Mais retour au temps présent et à un créateur d’un genre nouveau qui se rebelle contre la classification des disciplines, et les lignes toutes tracées qui vont à l’encontre même du domaine créatif. Virgil Abloh, à l’origine de la marque de prêt-à-porter Off White née il y a presque une décennie, démontre par son parcours la sottise de cette séparation des arts. Formé en tant qu’architecte à l’Illinois Institute of Technology, une fois son diplôme obtenu il se dirige contre toute attente dans le monde du design de mode et crée sa propre marque.

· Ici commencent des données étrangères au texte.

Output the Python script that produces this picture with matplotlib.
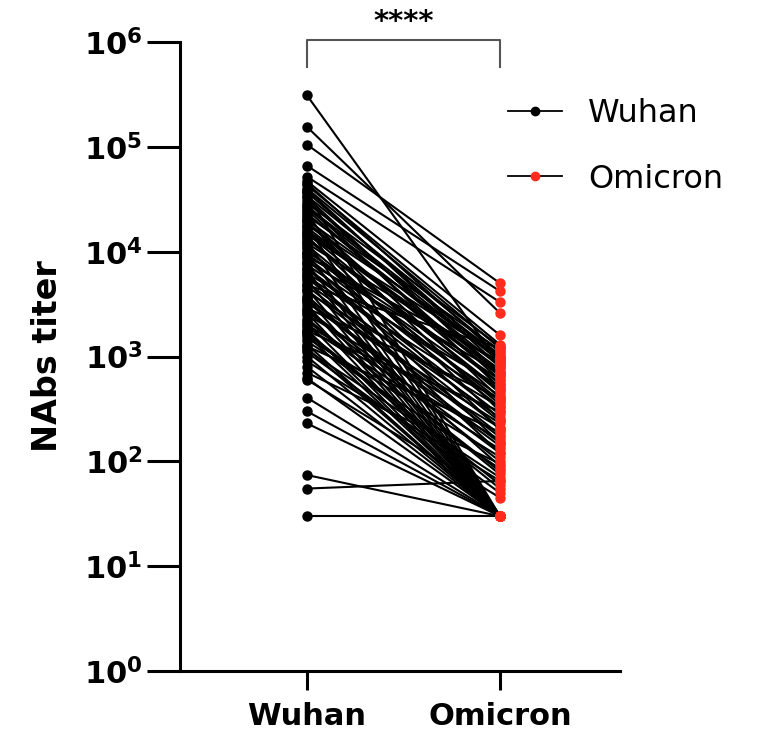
import matplotlib
matplotlib.use("Agg")
import matplotlib.pyplot as plt
from matplotlib.lines import Line2D

# paired NAbs titers per subject (Wuhan -> Omicron)
groups = ["Wuhan", "Omicron"]
wuhan = [
    310000, 155000, 105000, 66000, 52000, 47000, 43000, 40000, 37000, 36000,
    34000, 31000, 29000, 28000, 27000, 25000, 24000, 23000, 22000, 21000,
    20000, 19500, 18000, 17500, 17000, 16000, 15000, 14500, 14000, 13000,
    12500, 12000, 11500, 11000, 10000, 9800, 9500, 9000, 8500, 8000,
    7800, 7500, 7000, 6600, 6200, 6000, 5800, 5400, 5000, 4800,
    4700, 4400, 4100, 3800, 3600, 3500, 3300, 3100, 2900, 2700,
    2600, 2500, 2300, 2100, 2000, 1900, 1800, 1750, 1700, 1600,
    1500, 1400, 1300, 1250, 1200, 1150, 1100, 1000, 900, 800,
    700, 620, 600, 405, 300, 230, 74, 55, 30,
    45000, 39000, 33000, 26000, 19000, 15500, 13500, 10500, 8800, 6800,
    5600, 4300, 3400, 2800, 2200, 1650,
]
omicron = [
    850, 2600, 5000, 4200, 3300, 1600, 1300, 1200, 900, 30,
    1100, 700, 1250, 500, 1000, 600, 30, 800, 1150, 400,
    950, 300, 1050, 30, 650, 750, 450, 1000, 250, 550,
    30, 850, 350, 200, 600, 30, 480, 900, 150, 700,
    30, 420, 280, 30, 520, 120, 380, 30, 260, 1200,
    180, 30, 330, 90, 30, 230, 140, 30, 400, 100,
    30, 210, 75, 30, 160, 130, 30, 300, 60, 30,
    110, 85, 30, 190, 30, 70, 50, 30, 65, 30,
    95, 30, 45, 30, 30, 30, 30, 65, 30,
    1000, 800, 650, 900, 550, 700, 480, 380, 330, 240,
    210, 170, 150, 120, 80, 55,
]
ytick_vals = [1, 10, 100, 1000, 10000, 100000, 1000000]
ytick_labels = [r"$\mathbf{10^{%d}}$" % i for i in range(7)]

RED = "#ff2b1c"

plt.rcParams["font.family"] = ["DejaVu Sans"]
plt.rcParams["mathtext.fontset"] = "dejavusans"

fig = plt.figure(figsize=(7.64, 7.35), dpi=100)
ax = fig.add_axes([180 / 764, 1 - 671 / 735, 440 / 764, 629 / 735])

for w, o in zip(wuhan, omicron):
    ax.plot([0, 1], [w, o], color="black", lw=1.5, zorder=2)
ax.plot([0] * len(wuhan), wuhan, "o", color="black", ms=6.5, zorder=3, ls="none")
ax.plot([1] * len(omicron), omicron, "o", color=RED, ms=6.5, zorder=3, ls="none")

ax.set_yscale("log")
ax.set_ylim(1, 1e6)
ax.set_xlim(-0.658, 1.622)
ax.set_yticks(ytick_vals)
ax.set_yticklabels(ytick_labels, fontsize=22)
ax.minorticks_off()
ax.set_xticks([0, 1])
ax.set_xticklabels(groups, fontsize=22, fontweight="bold")
ax.tick_params(axis="y", length=24, width=2.2, pad=3)
ax.tick_params(axis="x", length=14, width=2.2, pad=8)
ax.set_ylabel("NAbs titer", fontsize=24, fontweight="bold", labelpad=14)

for side in ["top", "right"]:
    ax.spines[side].set_visible(False)
for side in ["left", "bottom"]:
    ax.spines[side].set_linewidth(2.2)

# significance bracket
ax.plot([0, 0, 1, 1], [10 ** 5.76, 10 ** 6.02, 10 ** 6.02, 10 ** 5.76],
        color="#555555", lw=1.5, clip_on=False)
ax.text(0.5, 10 ** 6.06, "****", ha="center", va="bottom",
        fontsize=21, fontweight="bold")

handles = [
    Line2D([], [], color="black", lw=1.3, marker="o", ms=6, mfc="black", mec="black"),
    Line2D([], [], color="black", lw=1.3, marker="o", ms=6, mfc=RED, mec=RED),
]
fig.legend(handles, groups, loc="upper left", bbox_to_anchor=(508 / 764, 1 - 98 / 735),
           frameon=False, fontsize=23, handlelength=1.7, handletextpad=0.8,
           labelspacing=1.08, borderpad=0, borderaxespad=0)

fig.savefig("out.png", dpi=100)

Son objectif, dès le départ, n’était pas de travailler pour une firme, mais de fonder son propre label dans le domaine de l’architecture. Et comme il le déclarait en décembre dernier lors de la présentation de son dernier projet, « J’ai créé une marque pour investiguer l’architecture, d’une autre manière. Nous pouvons utiliser nos esprits d’architectes pour faire tellement de choses, pas seulement ce que le monde pense que nous sommes supposés faire ». La théorie tient dans ces deux phrases, et manifeste l’idée d’une fluidité créative à l’origine de projets originaux, comme le fut Off White, immédiatement reconnu et recevant dès 2015 le prix LVMH. Après presque dix années passées dans le monde de la mode, la marque continue de vivre, mais le créateur lui élargit ses horizons et retourne à ses premiers amours. À Miami prenait vie un projet architectural majeur en collaboration avec la firme AMO, créant un espace unique en son genre, où la boutique Off White rencontre un espace dédié aux événements, posant alors une nouvelle question : qu’est-ce que l’architecture d’aujourd’hui ? La réponse d’Abloh, et de Samir Bantal, l’homme derrière AMO, est interdisciplinaire. Pour penser cette boutique, l’idée n’était pour eux pas de créer un énième espace de shopping. Il fallait se tourner vers autre chose, une nouvelle vision, différente de l’architecture du passé et du présent. Leurs réponses sont apparues dans la mode, mais aussi l’art, la musique, et les ont conduit à imaginer un espace résolument novateur, remettant en question les codes de l’architecture comme elle est aujourd’hui perçue, mais aussi enseignée, et lui donnant un coup de fouet interdisciplinaire.
Abat la discipline
Si les institutions ont encore du mal à changer leur manière de compartimenter les différentes formes de créations, le changement s’opère lui bel et bien dans le monde professionnel. Aujourd’hui, après avoir obtenu un diplôme en Lettres, en musique, en art appliqué, nos possibilités semblent multiples tandis que les mentalités s’ouvrent enfin à la richesse qui vit dans un parcours différent. Car si une formation dans un domaine nous en livrera tous les secrets, ouvrira notre esprit créatif dans la bonne direction, un esprit formé par un autre parcours ne pourra que nous ouvrir de nouvelles portes dans une discipline qui n’est pas la nôtre. Parfois la création, c’est simplement de dépasser les frontières pour mieux observer le champ des possibles.